The glow-plug units were bored out to yield the slightly higher displacement. They also abandoned the turbo induction arrangement, instead using conventional FRV induction through a hollow crankshaft and thus dispensing with the induction bypass bulge in the front housing. In fact, apart from the crankcase, none of the components of this model were interchangeable with those used in the spark ignition Ken 61. 

Finally, Bob Kautzman has also acquired a pair of Kencraft crankcases which are equipped with sideport induction bosses at the rear. It’s hard to understand why Ken Wade would revert to sideport induction after introducing what seems to have been a fairly powerful .61 cuin. rotary valve model, but the fact that one of these cases is vertically shortened as if to accommodate a diesel cylinder suggests that it post-dates the “standard” spark ignition model. The other case has an unfinished intake stub and is equipped instead with an FRV front bearing housing which has no provision for a timer. This actually suggests that it may have been envisioned as a glow-plug model. We’ll almost certainly never know what prompted Wade to produce these cases, and when he did so.  

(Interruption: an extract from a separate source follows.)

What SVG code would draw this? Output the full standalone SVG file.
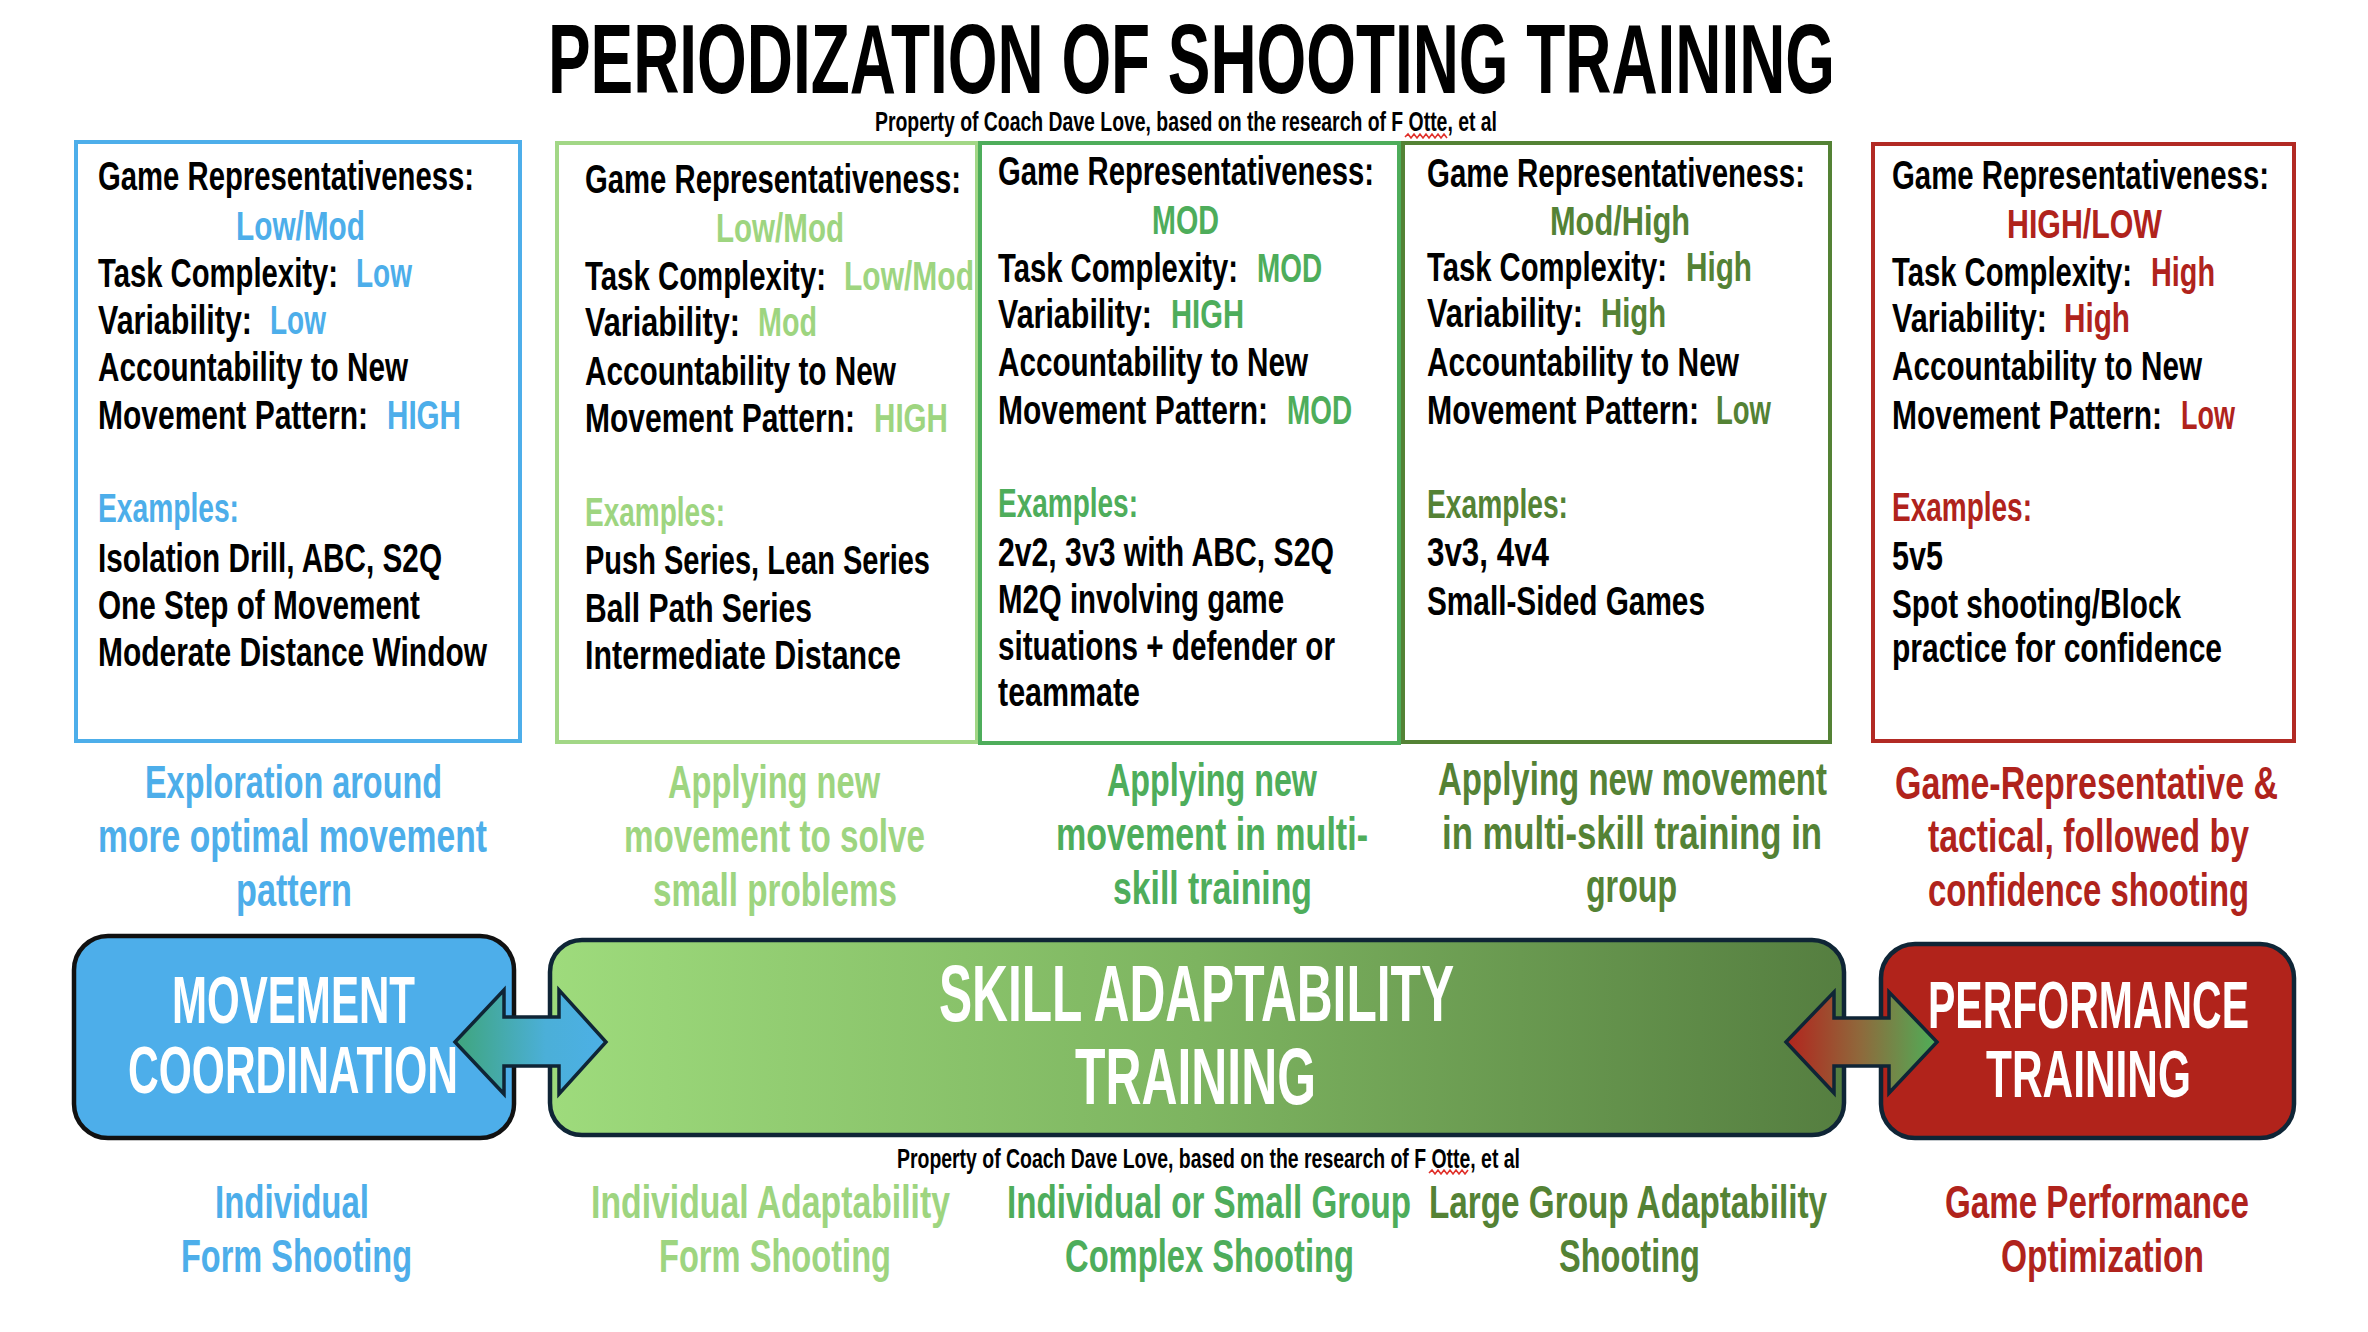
<svg xmlns="http://www.w3.org/2000/svg" width="2368" height="1332" viewBox="0 0 2368 1332">
<defs>
<style>
text{font-family:"Liberation Sans Narrow","Liberation Sans",Arial,sans-serif;font-weight:bold}
.k{fill:#000}.w{fill:#fff}
.b{fill:#4DAEEA}.lg{fill:#9ED580}.mg{fill:#4EAD5B}.dg{fill:#548235}.r{fill:#B0231C}
.f41{font-size:41px}.f46{font-size:46px}.f47{font-size:47px}.f27{font-size:27px}.f67{font-size:67px}.f80{font-size:80px}
.box{fill:#fff;stroke-width:4}
.sq{fill:none;stroke:#E0302A;stroke-width:1.6}
.arr{stroke:#0F2536;stroke-width:3.5;stroke-linejoin:miter}
</style>
<linearGradient id="gSkill" x1="0" y1="0" x2="1" y2="0">
<stop offset="0" stop-color="#9EDB7C"/>
<stop offset="0.5" stop-color="#7DB460"/>
<stop offset="1" stop-color="#557E40"/>
</linearGradient>
<linearGradient id="gArrL" x1="0" y1="0" x2="1" y2="0">
<stop offset="0" stop-color="#3FA57C"/>
<stop offset="0.6" stop-color="#4BAFD8"/>
<stop offset="1" stop-color="#4CB0E6"/>
</linearGradient>
<linearGradient id="gArrR" x1="0" y1="0" x2="1" y2="0">
<stop offset="0" stop-color="#B3241D"/>
<stop offset="0.5" stop-color="#8E6A3C"/>
<stop offset="1" stop-color="#4EAF58"/>
</linearGradient>
</defs>
<rect width="2368" height="1332" fill="#fff"/>

<g id="title">
<text class="k" x="548" y="93" font-size="99" textLength="1287" lengthAdjust="spacingAndGlyphs">PERIODIZATION OF SHOOTING TRAINING</text>
<text class="k f27" x="875" y="131" textLength="622" lengthAdjust="spacingAndGlyphs">Property of Coach Dave Love, based on the research of F Otte, et al</text>
<polyline class="sq" points="1405,137 1408,134 1411,138 1414,134 1417,138 1420,134 1423,138 1426,134 1429,138 1432,134 1435,138 1438,134 1441,138 1444,134 1447,138"/>
</g>

<g id="box-movement-details">
<rect class="box" x="76" y="142" width="444" height="599" stroke="#4DAEEA"/>
<text class="k f41" x="98" y="190" textLength="376" lengthAdjust="spacingAndGlyphs">Game Representativeness:</text>
<text class="b f41" x="236" y="240" textLength="129" lengthAdjust="spacingAndGlyphs">Low/Mod</text>
<text class="k f41" x="98" y="287" textLength="240" lengthAdjust="spacingAndGlyphs">Task Complexity:</text>
<text class="b f41" x="356" y="287" textLength="56" lengthAdjust="spacingAndGlyphs">Low</text>
<text class="k f41" x="98" y="334" textLength="154" lengthAdjust="spacingAndGlyphs">Variability:</text>
<text class="b f41" x="270" y="334" textLength="56" lengthAdjust="spacingAndGlyphs">Low</text>
<text class="k f41" x="98" y="381" textLength="310" lengthAdjust="spacingAndGlyphs">Accountability to New</text>
<text class="k f41" x="98" y="429" textLength="270" lengthAdjust="spacingAndGlyphs">Movement Pattern:</text>
<text class="b f41" x="387" y="429" textLength="74" lengthAdjust="spacingAndGlyphs">HIGH</text>
<text class="b f41" x="98" y="522" textLength="141" lengthAdjust="spacingAndGlyphs">Examples:</text>
<text class="k f41" x="98" y="572" textLength="344" lengthAdjust="spacingAndGlyphs">Isolation Drill, ABC, S2Q</text>
<text class="k f41" x="98" y="619" textLength="322" lengthAdjust="spacingAndGlyphs">One Step of Movement</text>
<text class="k f41" x="98" y="666" textLength="389" lengthAdjust="spacingAndGlyphs">Moderate Distance Window</text>
</g>

<g id="box-individual-adaptability-details">
<rect class="box" x="557" y="143" width="420" height="599" stroke="#A2D786"/>
<text class="k f41" x="585" y="193" textLength="376" lengthAdjust="spacingAndGlyphs">Game Representativeness:</text>
<text class="lg f41" x="716" y="242" textLength="128" lengthAdjust="spacingAndGlyphs">Low/Mod</text>
<text class="k f41" x="585" y="290" textLength="241" lengthAdjust="spacingAndGlyphs">Task Complexity:</text>
<text class="lg f41" x="844" y="290" textLength="130" lengthAdjust="spacingAndGlyphs">Low/Mod</text>
<text class="k f41" x="585" y="336" textLength="155" lengthAdjust="spacingAndGlyphs">Variability:</text>
<text class="lg f41" x="758" y="336" textLength="59" lengthAdjust="spacingAndGlyphs">Mod</text>
<text class="k f41" x="585" y="385" textLength="311" lengthAdjust="spacingAndGlyphs">Accountability to New</text>
<text class="k f41" x="585" y="432" textLength="270" lengthAdjust="spacingAndGlyphs">Movement Pattern:</text>
<text class="lg f41" x="874" y="432" textLength="74" lengthAdjust="spacingAndGlyphs">HIGH</text>
<text class="lg f41" x="585" y="526" textLength="140" lengthAdjust="spacingAndGlyphs">Examples:</text>
<text class="k f41" x="585" y="574" textLength="345" lengthAdjust="spacingAndGlyphs">Push Series, Lean Series</text>
<text class="k f41" x="585" y="622" textLength="227" lengthAdjust="spacingAndGlyphs">Ball Path Series</text>
<text class="k f41" x="585" y="669" textLength="316" lengthAdjust="spacingAndGlyphs">Intermediate Distance</text>
</g>

<g id="box-small-group-details">
<rect class="box" x="980" y="143" width="419" height="600" stroke="#4EAD5B"/>
<text class="k f41" x="998" y="185" textLength="376" lengthAdjust="spacingAndGlyphs">Game Representativeness:</text>
<text class="mg f41" x="1152" y="234" textLength="67" lengthAdjust="spacingAndGlyphs">MOD</text>
<text class="k f41" x="998" y="282" textLength="240" lengthAdjust="spacingAndGlyphs">Task Complexity:</text>
<text class="mg f41" x="1257" y="282" textLength="65" lengthAdjust="spacingAndGlyphs">MOD</text>
<text class="k f41" x="998" y="328" textLength="154" lengthAdjust="spacingAndGlyphs">Variability:</text>
<text class="mg f41" x="1171" y="328" textLength="73" lengthAdjust="spacingAndGlyphs">HIGH</text>
<text class="k f41" x="998" y="376" textLength="310" lengthAdjust="spacingAndGlyphs">Accountability to New</text>
<text class="k f41" x="998" y="424" textLength="270" lengthAdjust="spacingAndGlyphs">Movement Pattern:</text>
<text class="mg f41" x="1287" y="424" textLength="65" lengthAdjust="spacingAndGlyphs">MOD</text>
<text class="mg f41" x="998" y="517" textLength="140" lengthAdjust="spacingAndGlyphs">Examples:</text>
<text class="k f41" x="998" y="566" textLength="336" lengthAdjust="spacingAndGlyphs">2v2, 3v3 with ABC, S2Q</text>
<text class="k f41" x="998" y="613" textLength="286" lengthAdjust="spacingAndGlyphs">M2Q involving game</text>
<text class="k f41" x="998" y="660" textLength="337" lengthAdjust="spacingAndGlyphs">situations + defender or</text>
<text class="k f41" x="998" y="706" textLength="142" lengthAdjust="spacingAndGlyphs">teammate</text>
</g>

<g id="box-large-group-details">
<rect class="box" x="1403" y="143" width="427" height="599" stroke="#548235"/>
<text class="k f41" x="1427" y="187" textLength="378" lengthAdjust="spacingAndGlyphs">Game Representativeness:</text>
<text class="dg f41" x="1550" y="235" textLength="140" lengthAdjust="spacingAndGlyphs">Mod/High</text>
<text class="k f41" x="1427" y="281" textLength="240" lengthAdjust="spacingAndGlyphs">Task Complexity:</text>
<text class="dg f41" x="1686" y="281" textLength="66" lengthAdjust="spacingAndGlyphs">High</text>
<text class="k f41" x="1427" y="327" textLength="156" lengthAdjust="spacingAndGlyphs">Variability:</text>
<text class="dg f41" x="1601" y="327" textLength="65" lengthAdjust="spacingAndGlyphs">High</text>
<text class="k f41" x="1427" y="376" textLength="312" lengthAdjust="spacingAndGlyphs">Accountability to New</text>
<text class="k f41" x="1427" y="424" textLength="272" lengthAdjust="spacingAndGlyphs">Movement Pattern:</text>
<text class="dg f41" x="1716" y="424" textLength="55" lengthAdjust="spacingAndGlyphs">Low</text>
<text class="dg f41" x="1427" y="518" textLength="141" lengthAdjust="spacingAndGlyphs">Examples:</text>
<text class="k f41" x="1427" y="566" textLength="122" lengthAdjust="spacingAndGlyphs">3v3, 4v4</text>
<text class="k f41" x="1427" y="615" textLength="278" lengthAdjust="spacingAndGlyphs">Small-Sided Games</text>
</g>

<g id="box-performance-details">
<rect class="box" x="1873" y="144" width="421" height="597" stroke="#B22A24"/>
<text class="k f41" x="1892" y="189" textLength="377" lengthAdjust="spacingAndGlyphs">Game Representativeness:</text>
<text class="r f41" x="2007" y="238" textLength="155" lengthAdjust="spacingAndGlyphs">HIGH/LOW</text>
<text class="k f41" x="1892" y="286" textLength="240" lengthAdjust="spacingAndGlyphs">Task Complexity:</text>
<text class="r f41" x="2151" y="286" textLength="64" lengthAdjust="spacingAndGlyphs">High</text>
<text class="k f41" x="1892" y="332" textLength="155" lengthAdjust="spacingAndGlyphs">Variability:</text>
<text class="r f41" x="2064" y="332" textLength="66" lengthAdjust="spacingAndGlyphs">High</text>
<text class="k f41" x="1892" y="380" textLength="310" lengthAdjust="spacingAndGlyphs">Accountability to New</text>
<text class="k f41" x="1892" y="429" textLength="270" lengthAdjust="spacingAndGlyphs">Movement Pattern:</text>
<text class="r f41" x="2181" y="429" textLength="54" lengthAdjust="spacingAndGlyphs">Low</text>
<text class="r f41" x="1892" y="521" textLength="140" lengthAdjust="spacingAndGlyphs">Examples:</text>
<text class="k f41" x="1892" y="570" textLength="51" lengthAdjust="spacingAndGlyphs">5v5</text>
<text class="k f41" x="1892" y="618" textLength="289" lengthAdjust="spacingAndGlyphs">Spot shooting/Block</text>
<text class="k f41" x="1892" y="662" textLength="330" lengthAdjust="spacingAndGlyphs">practice for confidence</text>
</g>

<g id="label-exploration">
<text class="b f46" x="145" y="798" textLength="297" lengthAdjust="spacingAndGlyphs">Exploration around</text>
<text class="b f46" x="98" y="852" textLength="389" lengthAdjust="spacingAndGlyphs">more optimal movement</text>
<text class="b f46" x="236" y="906" textLength="116" lengthAdjust="spacingAndGlyphs">pattern</text>
</g>
<g id="label-small-problems">
<text class="lg f46" x="668" y="798" textLength="212" lengthAdjust="spacingAndGlyphs">Applying new</text>
<text class="lg f46" x="624" y="852" textLength="301" lengthAdjust="spacingAndGlyphs">movement to solve</text>
<text class="lg f46" x="653" y="906" textLength="244" lengthAdjust="spacingAndGlyphs">small problems</text>
</g>
<g id="label-multi-skill">
<text class="mg f46" x="1107" y="796" textLength="210" lengthAdjust="spacingAndGlyphs">Applying new</text>
<text class="mg f46" x="1056" y="850" textLength="312" lengthAdjust="spacingAndGlyphs">movement in multi-</text>
<text class="mg f46" x="1113" y="904" textLength="199" lengthAdjust="spacingAndGlyphs">skill training</text>
</g>
<g id="label-multi-skill-group">
<text class="dg f46" x="1438" y="795" textLength="389" lengthAdjust="spacingAndGlyphs">Applying new movement</text>
<text class="dg f46" x="1442" y="849" textLength="380" lengthAdjust="spacingAndGlyphs">in multi-skill training in</text>
<text class="dg f46" x="1586" y="902" textLength="91" lengthAdjust="spacingAndGlyphs">group</text>
</g>
<g id="label-game-representative">
<text class="r f46" x="1895" y="799" textLength="383" lengthAdjust="spacingAndGlyphs">Game-Representative &amp;</text>
<text class="r f46" x="1928" y="852" textLength="321" lengthAdjust="spacingAndGlyphs">tactical, followed by</text>
<text class="r f46" x="1928" y="906" textLength="321" lengthAdjust="spacingAndGlyphs">confidence shooting</text>
</g>

<g id="phase-movement-coordination">
<rect x="74" y="936" width="440" height="202" rx="34" fill="#4DAEEA" stroke="#111" stroke-width="4.5"/>
<text class="w f67" x="172" y="1023" textLength="243" lengthAdjust="spacingAndGlyphs">MOVEMENT</text>
<text class="w f67" x="128" y="1093" textLength="330" lengthAdjust="spacingAndGlyphs">COORDINATION</text>
</g>
<g id="phase-skill-adaptability">
<rect x="550" y="940" width="1294" height="195" rx="32" fill="url(#gSkill)" stroke="#0F2536" stroke-width="4.5"/>
<text class="w f80" x="939" y="1021" textLength="515" lengthAdjust="spacingAndGlyphs">SKILL ADAPTABILITY</text>
<text class="w f80" x="1075" y="1104" textLength="241" lengthAdjust="spacingAndGlyphs">TRAINING</text>
</g>
<g id="phase-performance">
<rect x="1881" y="944" width="413" height="194" rx="34" fill="#B1231B" stroke="#0F2536" stroke-width="4.5"/>
<text class="w f67" x="1928" y="1028" textLength="321" lengthAdjust="spacingAndGlyphs">PERFORMANCE</text>
<text class="w f67" x="1986" y="1097" textLength="205" lengthAdjust="spacingAndGlyphs">TRAINING</text>
</g>

<g id="connectors">
<path class="arr" fill="url(#gArrL)" d="M455,1042 L504,990 L504,1017 L559,1017 L559,990 L606,1042 L559,1094 L559,1066 L504,1066 L504,1094 Z"/>
<path class="arr" fill="url(#gArrR)" d="M1786,1042 L1834,992 L1834,1018 L1889,1018 L1889,992 L1937,1042 L1889,1093 L1889,1066 L1834,1066 L1834,1093 Z"/>
</g>

<g id="footer-note">
<text class="k f27" x="897" y="1168" textLength="623" lengthAdjust="spacingAndGlyphs">Property of Coach Dave Love, based on the research of F Otte, et al</text>
<polyline class="sq" points="1429,1173 1432,1170 1435,1174 1438,1170 1441,1174 1444,1170 1447,1174 1450,1170 1453,1174 1456,1170 1459,1174 1462,1170 1465,1174 1468,1170"/>
</g>

<g id="outcome-form-shooting">
<text class="b f47" x="215" y="1218" textLength="154" lengthAdjust="spacingAndGlyphs">Individual</text>
<text class="b f47" x="181" y="1272" textLength="231" lengthAdjust="spacingAndGlyphs">Form Shooting</text>
</g>
<g id="outcome-adaptability-form">
<text class="lg f47" x="591" y="1218" textLength="359" lengthAdjust="spacingAndGlyphs">Individual Adaptability</text>
<text class="lg f47" x="659" y="1272" textLength="232" lengthAdjust="spacingAndGlyphs">Form Shooting</text>
</g>
<g id="outcome-complex-shooting">
<text class="mg f47" x="1007" y="1218" textLength="404" lengthAdjust="spacingAndGlyphs">Individual or Small Group</text>
<text class="mg f47" x="1065" y="1272" textLength="289" lengthAdjust="spacingAndGlyphs">Complex Shooting</text>
</g>
<g id="outcome-large-group">
<text class="dg f47" x="1429" y="1218" textLength="398" lengthAdjust="spacingAndGlyphs">Large Group Adaptability</text>
<text class="dg f47" x="1559" y="1272" textLength="141" lengthAdjust="spacingAndGlyphs">Shooting</text>
</g>
<g id="outcome-game-performance">
<text class="r f47" x="1945" y="1218" textLength="304" lengthAdjust="spacingAndGlyphs">Game Performance</text>
<text class="r f47" x="2001" y="1272" textLength="203" lengthAdjust="spacingAndGlyphs">Optimization</text>
</g>
</svg>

It’s hard to know where to place the Ken 61 among the racing engines of the early post-war period. I suppose it really depends on how you look at the engine. Viewed strictly as a racing engine, it has to be judged a competitive failure. There’s no evidence that it possessed any real performance advantages even at the time of its mid 1945 introduction. Moreover, any performance merits which it may have possessed at that time were very quickly overwhelmed by the more mainstream designs emerging from other manufacturers. 

However, that’s only one way to look at it. In terms of its technical attributes, the engine was truly unique – there’s nothing else quite like it!. Viewed strictly as a technical achievement, it’s impossible not to see the Ken 61 as a brave and in many ways successful attempt to combine not one but two very unique design concepts – crankcase supercharging and the reverse location of the usual disc valve induction system. The fact that the combination may have been in essence a sales gimmick which didn’t result in any performance break-through in no way detracts from the creativity and ingenuity of its designer, Ken Wade. 

Regardless of its failure to set the world on fire performance-wise, I remain firmly of the opinion that the Ken 61 is one of the most interesting and creative racing engine designs of them all when viewed from a purely technical perspective. I hope that I’ve convinced at least some of you of the merits of my take on this fascinating design!